According to a study funded by Green IRA, 41%, or 64.8 million households in the United States own an IRA, making it one of the most popular investing tools in the country.
So how are the rules that govern IRAs going to change? Here’s what investors need to know:
● Increased IRA Contributions
The maximum contribution for a person under 50 years of age will go up $500 in 2013 to a total of $5,500, up to the amount you made in taxable income. So, if you only made $4,000 that’s all you can contribute. Investors who are over 50 are allowed $6,500, again, up to the amount they made in taxable income.
● Increased Roth Income Limits
Single investors or heads of households who earn between $112,000 and $127,000 are eligible to contribute to Roth IRAs, a $2,000 increase from 2012. For married investors who file jointly the numbers are $178,000 to $188,000, a $5,000 increase from 2012. For married filing separately the numbers stay the same $0 to $10,000.
Not only are there new rules for IRAs this year, but financial experts believe that those rules may be enforced more vigorously than in years past. Anyone who’s watched the news lately knows that it’s not just the American people who are having financial problems. The federal government is in a bit of money trouble as well.
According to an article by Wall Street Journal’s Kelley Green, the IRS isn’t stopping with nailing investors who hide money in secret foreign accounts, or auditing the nation’s top earners; it’s beginning to crack down on investors who make mistakes when dealing with their IRAs. This crackdown comes in response to an estimated $286 million in penalties left uncollected on errant IRAs in 2006 and 2007.

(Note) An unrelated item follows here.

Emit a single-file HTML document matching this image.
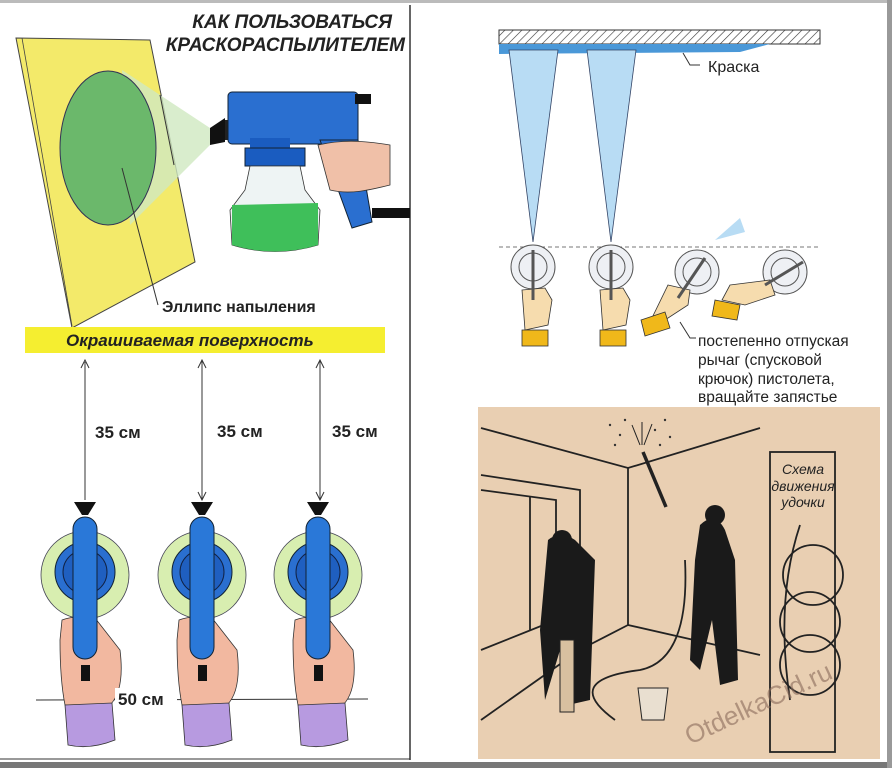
<!DOCTYPE html>
<html><head><meta charset="utf-8"><style>
html,body{margin:0;padding:0;background:#fff}
svg{display:block}
text{font-family:"Liberation Sans",sans-serif}
</style></head><body>
<svg width="892" height="768" viewBox="0 0 892 768" xmlns="http://www.w3.org/2000/svg">
<defs>
<pattern id="h" width="6" height="6" patternUnits="userSpaceOnUse" patternTransform="rotate(45)"><rect width="6" height="6" fill="#fff"/><line x1="0" y1="0" x2="0" y2="6" stroke="#333" stroke-width="1.2"/></pattern>
</defs>
<rect width="892" height="768" fill="#fff"/>
<rect x="0" y="0" width="892" height="3" fill="#bbb"/>
<rect x="0" y="762" width="892" height="6" fill="#777"/>
<rect x="887" y="0" width="5" height="768" fill="#999"/>
<line x1="410" y1="5" x2="410" y2="760" stroke="#333" stroke-width="1.5"/>
<line x1="0" y1="759" x2="410" y2="759" stroke="#333" stroke-width="1"/>

<text x="392" y="28" font-size="19" font-weight="bold" font-style="italic" text-anchor="end" fill="#222">КАК ПОЛЬЗОВАТЬСЯ</text>
<text x="405" y="51" font-size="19" font-weight="bold" font-style="italic" text-anchor="end" fill="#222">КРАСКОРАСПЫЛИТЕЛЕМ</text>
<polygon points="16,38 150,40 195,262 72,328" fill="#f3ea6a" stroke="#444" stroke-width="1"/>
<line x1="22" y1="38" x2="72" y2="326" stroke="#444" stroke-width="0.8"/>
<polygon points="122,70 210,128 215,140 130,225" fill="#cfe8c0" opacity="0.8"/>
<ellipse cx="108" cy="148" rx="48" ry="77" fill="#6bb86b" stroke="#335" stroke-width="1"/>
<line x1="160" y1="95" x2="174" y2="165" stroke="#333" stroke-width="1"/>
<line x1="122" y1="168" x2="158" y2="305" stroke="#333" stroke-width="1"/>
<polygon points="210,128 225,118 225,142 210,145" fill="#111"/>
<rect x="225" y="120" width="10" height="20" fill="#222"/>
<rect x="228" y="92" width="130" height="52" rx="4" fill="#2a6fd0" stroke="#123" stroke-width="1"/>
<rect x="355" y="94" width="16" height="10" fill="#111"/>
<rect x="250" y="138" width="40" height="14" fill="#1a5cc0"/>
<rect x="245" y="148" width="60" height="18" fill="#1a5cc0" stroke="#123"/>
<polygon points="320,140 358,140 372,222 352,228" fill="#2a6fd0" stroke="#123"/>
<path d="M318,145 C340,140 360,140 390,145 L390,185 C370,190 350,195 330,190 Z" fill="#f0c0a8" stroke="#333" stroke-width="0.8"/>
<rect x="372" y="208" width="38" height="10" fill="#111"/>
<path d="M250,166 L300,166 L305,190 L320,210 L318,245 Q275,258 232,245 L230,210 L245,190 Z" fill="#eef4f4" stroke="#333" stroke-width="0.8"/>
<path d="M232,205 L318,203 L318,245 Q275,258 232,245 Z" fill="#3fbf5a"/>
<text x="162" y="312" font-size="16" font-weight="bold" fill="#222">Эллипс напыления</text>
<rect x="25" y="327" width="360" height="26" fill="#f5ee30"/>
<text x="66" y="346" font-size="17" font-weight="bold" font-style="italic" fill="#222">Окрашиваемая поверхность</text>
<g stroke="#333" stroke-width="1" fill="none">
<line x1="85" y1="362" x2="85" y2="500"/><line x1="202" y1="360" x2="202" y2="500"/><line x1="320" y1="360" x2="320" y2="500"/>
<path d="M81,368 L85,360 L89,368 M198,368 L202,360 L206,368 M316,368 L320,360 L324,368 M198,492 L202,500 L206,492 M316,492 L320,500 L324,492"/>
<line x1="36" y1="700" x2="368" y2="699"/>
</g>
<g font-size="17" font-weight="bold" fill="#222">
<text x="95" y="438">35 см</text><text x="217" y="437">35 см</text><text x="332" y="437">35 см</text>
</g>
<g id="g1">
<circle cx="85" cy="575" r="44" fill="#d8eeb0" stroke="#445" stroke-width="0.8"/>
<circle cx="85" cy="572" r="30" fill="#2a6fd0" stroke="#123"/>
<circle cx="85" cy="572" r="22" fill="#1f5fc0" stroke="#124"/>
<path d="M62,620 Q75,615 95,618 L120,650 Q125,690 110,705 L65,705 Q60,680 60,640 Z" fill="#f2b8a0" stroke="#333" stroke-width="0.8"/>
<path d="M65,705 L112,703 L115,740 Q90,750 68,745 Z" fill="#b79ae0" stroke="#333" stroke-width="0.8"/>
<polygon points="74,502 96,502 88,515 82,515" fill="#111"/>
<rect x="73" y="517" width="24" height="142" rx="12" fill="#2a78d8" stroke="#123"/>
<rect x="81" y="665" width="9" height="16" fill="#111"/>
</g>
<use href="#g1" x="117"/>
<use href="#g1" x="233"/>
<rect x="115" y="688" width="62" height="22" fill="#fff"/>
<text x="118" y="705" font-size="17" font-weight="bold" fill="#222">50 см</text>

<rect x="499" y="30" width="321" height="14" fill="url(#h)" stroke="#333"/>
<path d="M499,44 L770,44 L740,52 L499,54 Z" fill="#4a98d8"/>
<polygon points="509,50 558,50 533,242" fill="#b8dcf4" stroke="#346" stroke-width="0.8"/>
<polygon points="587,50 636,50 611,242" fill="#b8dcf4" stroke="#346" stroke-width="0.8"/>
<path d="M683,53 L690,65 L700,65" fill="none" stroke="#333"/>
<text x="708" y="72" font-size="16" fill="#222">Краска</text>
<line x1="499" y1="247" x2="820" y2="247" stroke="#777" stroke-dasharray="4,3"/>
<polygon points="715,240 740,218 745,232" fill="#b8dcf4"/>
<g stroke="#555" fill="#eef0f4" stroke-width="1">
<circle cx="533" cy="267" r="22"/><circle cx="533" cy="267" r="14"/>
<circle cx="611" cy="267" r="22"/><circle cx="611" cy="267" r="14"/>
<circle cx="697" cy="272" r="22"/><circle cx="697" cy="272" r="14"/>
<circle cx="785" cy="272" r="22"/><circle cx="785" cy="272" r="14"/>
</g>
<g fill="#f6dcae" stroke="#333" stroke-width="0.8">
<path d="M522,290 L545,288 L552,300 L548,325 L525,330 Z"/>
<path d="M600,290 L623,288 L630,300 L626,325 L603,330 Z"/>
<path d="M668,285 L690,290 L688,305 L665,320 L650,322 Z"/>
<path d="M730,285 L770,280 L775,295 L745,305 L722,300 Z"/>
</g>
<g fill="#f0b81a" stroke="#333" stroke-width="0.8">
<rect x="522" y="330" width="26" height="16"/><rect x="600" y="330" width="26" height="16"/>
<polygon points="641,320 665,312 670,328 645,336"/><polygon points="715,300 740,305 737,320 712,316"/>
</g>
<g stroke="#555" stroke-width="3">
<line x1="533" y1="250" x2="533" y2="300"/><line x1="611" y1="250" x2="611" y2="300"/>
<line x1="705" y1="258" x2="678" y2="298"/><line x1="803" y1="262" x2="765" y2="285"/>
</g>
<path d="M680,322 L690,338 L696,338" fill="none" stroke="#333"/>
<g font-size="15.5" fill="#222">
<text x="698" y="346">постепенно отпуская</text>
<text x="698" y="365">рычаг (спусковой</text>
<text x="698" y="384">крючок) пистолета,</text>
<text x="698" y="402">вращайте запястье</text>
</g>

<rect x="478" y="407" width="402" height="352" fill="#e9cfb2"/>
<g stroke="#222" stroke-width="1.8" fill="none">
<path d="M481,428 L628,468 L760,428"/>
<line x1="628" y1="468" x2="628" y2="625"/>
<path d="M481,475 L580,490 L580,650 L481,720"/>
<path d="M481,490 L556,500 L556,620 L481,650"/>
<line x1="530" y1="497" x2="530" y2="630"/>
<path d="M628,625 L760,655 M628,625 L560,660"/>
<rect x="770" y="452" width="65" height="300"/>
<circle cx="813" cy="575" r="30"/><circle cx="810" cy="622" r="30"/><circle cx="810" cy="665" r="30"/>
<path d="M790,700 Q775,600 800,525"/>
<path d="M643,452 L666,507" stroke-width="3.5"/>
<path d="M615,720 Q560,680 640,670 Q690,660 685,560"/>
<path d="M640,445 L632,425 M642,445 L642,422 M644,445 L652,424" stroke-width="1"/>
</g>
<g fill="#333">
<circle cx="610" cy="425" r="1.2"/><circle cx="620" cy="435" r="1.2"/><circle cx="625" cy="420" r="1.2"/><circle cx="655" cy="430" r="1.2"/><circle cx="665" cy="420" r="1.2"/><circle cx="670" cy="437" r="1.2"/><circle cx="615" cy="445" r="1.2"/><circle cx="660" cy="445" r="1.2"/>
</g>
<g fill="#1a1a1a">
<path d="M548,540 Q560,530 575,540 L595,560 L590,700 L568,705 L560,650 L545,700 L540,630 Z"/>
<circle cx="562" cy="540" r="10"/>
<path d="M700,525 Q715,510 725,530 L735,560 L738,680 L720,685 L712,620 L700,670 L690,660 L695,560 Z"/>
<circle cx="715" cy="515" r="10"/>
<rect x="560" y="640" width="14" height="72" fill="#d8c0a0" stroke="#222"/>
<path d="M638,688 L668,688 L664,720 L642,720 Z" fill="#e9dfd0" stroke="#222"/>
</g>
<g font-size="14" font-style="italic" fill="#222" text-anchor="middle">
<text x="803" y="474">Схема</text><text x="803" y="491">движения</text><text x="803" y="507">удочки</text>
</g>
<text x="690" y="745" font-size="26" font-family="Liberation Serif,serif" fill="#8a6a5a" opacity="0.6" transform="rotate(-25 690 745)">OtdelkaCid.ru</text>
</svg>
</body></html>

The most common mistakes being made by investors seem to be contribution and withdrawal errors. The penalties for these errors aren’t cheap and there’s no statute of limitations to run out. For instance, if you don’t begin to withdraw your money from an IRA when you’re 70.5 years old, you could be charged 50% of the money that you should have withdrawn, as a fee. If you contribute more than you’re supposed to, you’re looking at a fee of 6% of the amount you went over. It doesn’t take long for hits like that to substantially diminish even the most well-funded IRA, so it’s important to have a clear understanding of when to fund and when to withdraw.
That’s where your financial professional comes in. Working with a financial planner to make sure that you are fully implementing the benefits and avoiding the mistakes common to IRAs is key to ensuring the security of your retirement savings. You work hard for the money that you save for retirement so it’s important that, even with an IRA, the most common of investment tools, you fully understand the rules governing it.